The reactivity of a metal catalyst depends strongly on the adsorbate coverage, making it essential for the reactivity models to account for the in situ structures and properties of the catalyst under reaction conditions. The use of first principle based thermodynamic approaches to describe adsorbate adsorbate interaction though attractive for its technical rigor is tedious and computationally demanding especially for metal nanoparticles. With the advent of empirical reactive force fields (ReaxFF), there is a great deal of interest to advance simulation approaches like hybrid grand canonical Monte Carlo reactive molecular dynamics (GCMC/RMD) that enable efficient use of ReaxFF to model the adsorptive states.

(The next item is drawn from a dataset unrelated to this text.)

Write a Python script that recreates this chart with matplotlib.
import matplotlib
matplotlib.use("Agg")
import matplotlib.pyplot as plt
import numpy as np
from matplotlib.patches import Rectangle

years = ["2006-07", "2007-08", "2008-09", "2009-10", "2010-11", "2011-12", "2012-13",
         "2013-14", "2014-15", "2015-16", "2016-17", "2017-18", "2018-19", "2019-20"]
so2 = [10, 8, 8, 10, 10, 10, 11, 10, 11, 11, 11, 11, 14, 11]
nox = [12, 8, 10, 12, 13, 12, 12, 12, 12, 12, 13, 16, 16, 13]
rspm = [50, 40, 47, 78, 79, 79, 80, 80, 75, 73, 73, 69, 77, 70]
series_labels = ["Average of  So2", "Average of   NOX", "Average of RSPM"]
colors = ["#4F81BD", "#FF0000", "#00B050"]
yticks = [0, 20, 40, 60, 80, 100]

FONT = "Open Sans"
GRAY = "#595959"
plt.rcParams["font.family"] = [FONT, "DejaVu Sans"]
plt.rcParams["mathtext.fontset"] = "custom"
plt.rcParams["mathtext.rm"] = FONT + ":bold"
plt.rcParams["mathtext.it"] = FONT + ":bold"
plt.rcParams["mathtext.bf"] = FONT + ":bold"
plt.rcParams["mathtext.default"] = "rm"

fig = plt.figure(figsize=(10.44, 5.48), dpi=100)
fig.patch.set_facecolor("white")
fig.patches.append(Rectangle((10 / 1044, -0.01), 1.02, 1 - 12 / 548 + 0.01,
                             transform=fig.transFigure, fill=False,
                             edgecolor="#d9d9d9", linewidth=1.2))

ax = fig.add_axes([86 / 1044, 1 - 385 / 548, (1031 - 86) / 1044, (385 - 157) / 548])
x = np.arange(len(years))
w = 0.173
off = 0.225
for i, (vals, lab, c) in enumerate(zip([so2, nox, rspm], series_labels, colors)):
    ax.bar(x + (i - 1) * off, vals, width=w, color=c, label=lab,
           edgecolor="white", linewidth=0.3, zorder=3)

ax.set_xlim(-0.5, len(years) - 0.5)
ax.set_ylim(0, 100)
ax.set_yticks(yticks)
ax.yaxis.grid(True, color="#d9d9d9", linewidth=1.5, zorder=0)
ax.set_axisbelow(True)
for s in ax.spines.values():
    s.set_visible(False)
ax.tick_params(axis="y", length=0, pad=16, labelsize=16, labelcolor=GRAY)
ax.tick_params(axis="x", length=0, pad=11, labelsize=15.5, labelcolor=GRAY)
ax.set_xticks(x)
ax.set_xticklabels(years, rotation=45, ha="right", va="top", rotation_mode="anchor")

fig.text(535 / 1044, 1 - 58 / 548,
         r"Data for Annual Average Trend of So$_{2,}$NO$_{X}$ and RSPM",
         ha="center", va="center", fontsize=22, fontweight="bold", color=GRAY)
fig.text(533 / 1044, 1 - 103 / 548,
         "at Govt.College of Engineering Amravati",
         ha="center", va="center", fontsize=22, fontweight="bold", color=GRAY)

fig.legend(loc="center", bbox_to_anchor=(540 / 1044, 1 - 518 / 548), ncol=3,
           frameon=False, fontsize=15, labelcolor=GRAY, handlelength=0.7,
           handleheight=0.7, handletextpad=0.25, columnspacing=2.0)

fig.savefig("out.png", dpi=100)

The predictive ability of GCMC/RMD relies upon the quality of the force field, which in turn depends upon the training set used for its parametrization. To this end, we investigate the adsorption behavior of O and H over the Pt catalysts using the newly developed Pt/O/H ReaxFF. We assess the thermodynamic stability of Pt-adsorbates by GCMC/RMD and provide insight on the atomic composition of in situ catalysts. The theoretical adsorption isotherms of O and H are derived in many Pt surfaces over a wide range of reference gas pressures (e.g., 10(-20) atm to 10 atm) relevant to the observed real catalysis, including the Pt(111), unreconstructed and reconstructed Pt(110) surfaces, and even Pt nanoparticles of different sizes and shapes. The force field is further evaluated to predict the relative binding energies of O on Pt(321) surface, while it has not been trained for this kinked surface. For both oxygen and hydrogen atoms, adsorption occurs initially at the Pt surface, followed by subsurface and bulk. Examination of the equilibrated structures discloses the contribution of different sites on the surface, subsurface, and the bulk regions during adsorption at various applications. The adsorption behavior obtained in this paper agrees with the DFT and/or the experimental data reported in the literature, which validates the Pt/O/H ReaxFF and demonstrates its applicability in catalytic reactions coupled with time acceleration tools. Based on the derived adsorption isotherm, one can infer the relative affinity of O, H, or OH species, and thus prepare appropriate structures at the specified reaction conditions for further investigation of the catalytic reactions by molecular dynamics and for designing experimental conditions for optimal catalyst performance.